How do you get breading to stick to chicken?

In the traditional three-step process for breading chicken, each layer helps the next layer adhere. A thin layer of flour helps the beaten egg stick, and the egg is what makes the outer layer of breadcrumbs stick to the chicken.

Do you put flour or egg first when breading chicken?

You should always start with a layer of flour. This helps absorb moisture on the surface of the chicken, which would keep the breading from sticking and make a mess in the hot oil. The flour also gives the egg something to cling to—otherwise it would slide right off the chicken.

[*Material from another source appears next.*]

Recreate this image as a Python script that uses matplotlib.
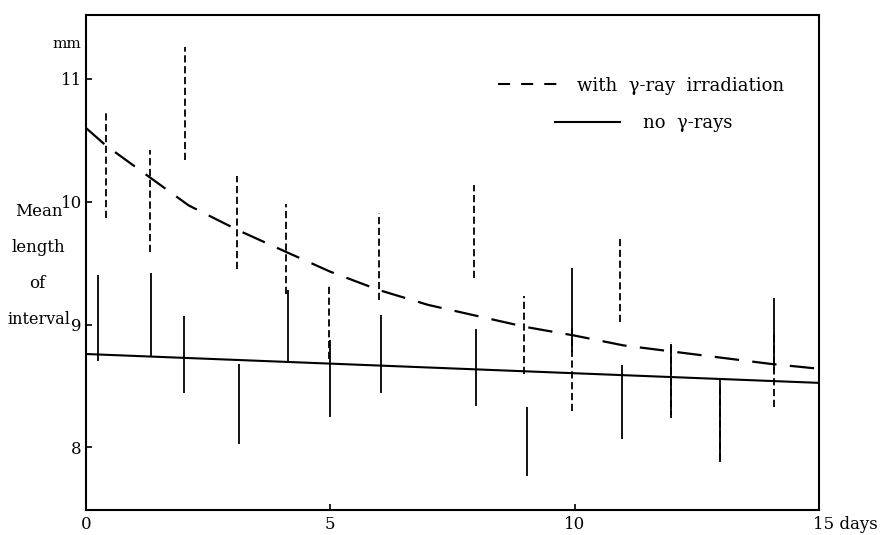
import matplotlib
matplotlib.use('Agg')
import matplotlib.pyplot as plt
import matplotlib.transforms as mtransforms
from matplotlib.lines import Line2D

plt.rcParams['font.family'] = ['DejaVu Serif']

# fitted curves
curve_days = [0, 0.4, 1.3, 2.1, 3.1, 4.1, 5, 6, 7, 8, 9, 10, 11, 12, 13, 14, 15]
curve_gamma = [10.60, 10.46, 10.20, 9.97, 9.77, 9.59, 9.43, 9.28, 9.16, 9.07,
               8.98, 8.91, 8.83, 8.78, 8.73, 8.68, 8.64]
line_days = [0, 15]
line_control = [8.76, 8.525]

# ranges with gamma-ray irradiation (dashed bars)
gamma_days = [0.4, 1.3, 2.03, 3.1, 4.1, 4.97, 6.0, 7.95, 8.96, 9.95, 10.93, 11.97, 12.97, 14.07]
gamma_hi = [10.73, 10.42, 11.26, 10.21, 9.98, 9.32, 9.91, 10.14, 9.23, 8.98, 9.72, 8.86, 8.50, 8.95]
gamma_lo = [9.87, 9.59, 10.34, 9.45, 9.25, 8.72, 9.20, 9.38, 8.60, 8.30, 9.02, 8.24, 7.90, 8.33]

# ranges without gamma-rays (solid bars)
control_days = [0.25, 1.32, 2.0, 3.13, 4.13, 5.0, 6.04, 7.98, 9.02, 9.95, 10.97, 11.97, 12.97, 14.07]
control_hi = [9.40, 9.42, 9.07, 8.68, 9.28, 8.87, 9.08, 8.96, 8.33, 9.46, 8.67, 8.84, 8.55, 9.22]
control_lo = [8.70, 8.74, 8.44, 8.03, 8.70, 8.25, 8.44, 8.34, 7.77, 8.78, 8.07, 8.26, 7.88, 8.62]

fig = plt.figure(figsize=(8.8, 5.35), dpi=100)
ax = fig.add_axes([86 / 880, 25 / 535, 733 / 880, 495 / 535])

ax.plot(curve_days, curve_gamma, color='black', lw=1.6, linestyle=(0, (11, 6)))
ax.plot(line_days, line_control, color='black', lw=1.5)
ax.vlines(control_days, control_lo, control_hi, color='black', lw=1.3)
ax.vlines(gamma_days, gamma_lo, gamma_hi, color='black', lw=1.3, linestyles=[(0, (4, 2))])

ax.set_xlim(0, 15)
ax.set_ylim(7.49, 11.52)
ax.set_xticks([0, 5, 10, 15])
ax.set_xticklabels(['0', '5', '10', '15 days'])
ax.set_yticks([8, 9, 10, 11])
ax.tick_params(direction='in', length=4, width=1.2, labelsize=12, pad=4)
ax.tick_params(axis='y', pad=3)
last = ax.get_xticklabels()[-1]
last.set_ha('left')
last.set_transform(last.get_transform() + mtransforms.ScaledTranslation(-0.06, 0, fig.dpi_scale_trans))
for s in ax.spines.values():
    s.set_linewidth(1.5)

h1 = Line2D([], [], color='black', lw=1.5, linestyle=(0, (5.8, 5.3)))
h2 = Line2D([], [], color='black', lw=1.5)
leg1 = ax.legend([h1], ['with  γ-ray  irradiation'], loc='center left',
                 bbox_to_anchor=(0.562, 0.857), frameon=False, fontsize=13,
                 handlelength=3.3, handletextpad=1.1, borderpad=0, borderaxespad=0)
ax.add_artist(leg1)
ax.legend([h2], ['no  γ-rays'], loc='center left',
          bbox_to_anchor=(0.640, 0.782), frameon=False, fontsize=13,
          handlelength=3.6, handletextpad=1.25, borderpad=0, borderaxespad=0)

def px(x, y):
    return x / 880, 1 - y / 535

fig.text(*px(67, 44), 'mm', fontsize=11, ha='center', va='center')
fig.text(*px(39, 211), 'Mean', fontsize=12, ha='center', va='center')
fig.text(*px(38, 248), 'length', fontsize=12, ha='center', va='center')
fig.text(*px(37, 283), 'of', fontsize=12, ha='center', va='center')
fig.text(*px(39, 320), 'interval', fontsize=11.5, ha='center', va='center')

fig.savefig('out.png', dpi=100)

Do you need flour for breaded chicken?

The most traditional way to make breaded cutlets is the three-step coating process that begins with flour. However, there are other methods and ingredients that will allow your breading to evenly coat and stick to the chicken. Breading also sticks well to cutlets that have first been marinated in buttermilk or yogurt, or coated in mayonnaise.

Can you use milk instead of eggs?

As long as you coat the cutlets in a layer of flour first, you can substitute milk in place of eggs for the next layer. The combination of flour and milk will create a sticky coating that breadcrumbs can adhere to.

Can you use panko instead of breadcrumbs?

Panko, the light and flaky Japanese-style breadcrumbs you can purchase at most grocery stores, is a great substitute for fresh breadcrumbs.

Can I use seasoned breadcrumbs?

As long as you like the flavor, have fun mixing it up with all kinds of breadcrumbs!

How do I know when the chicken is ready?

The foolproof way to ensure doneness is to use an instant-read thermometer. When the internal temperature reaches 160 degrees F, remove it from the pan. Allow it to rest 5 minutes, during which time the carryover cooking should have brought the temperature up to 165 degrees F. If you don’t have a thermometer handy, slice into a cutlet with a paring knife: the juices should run clear, not pink.

How do I keep breadcrumbs from sticking to my fingers?

This is a job for tongs! A few sets of short tongs are an affordable and worthwhile investment. Designate one pair of tongs for each layer of coating to avoid sticky buildup.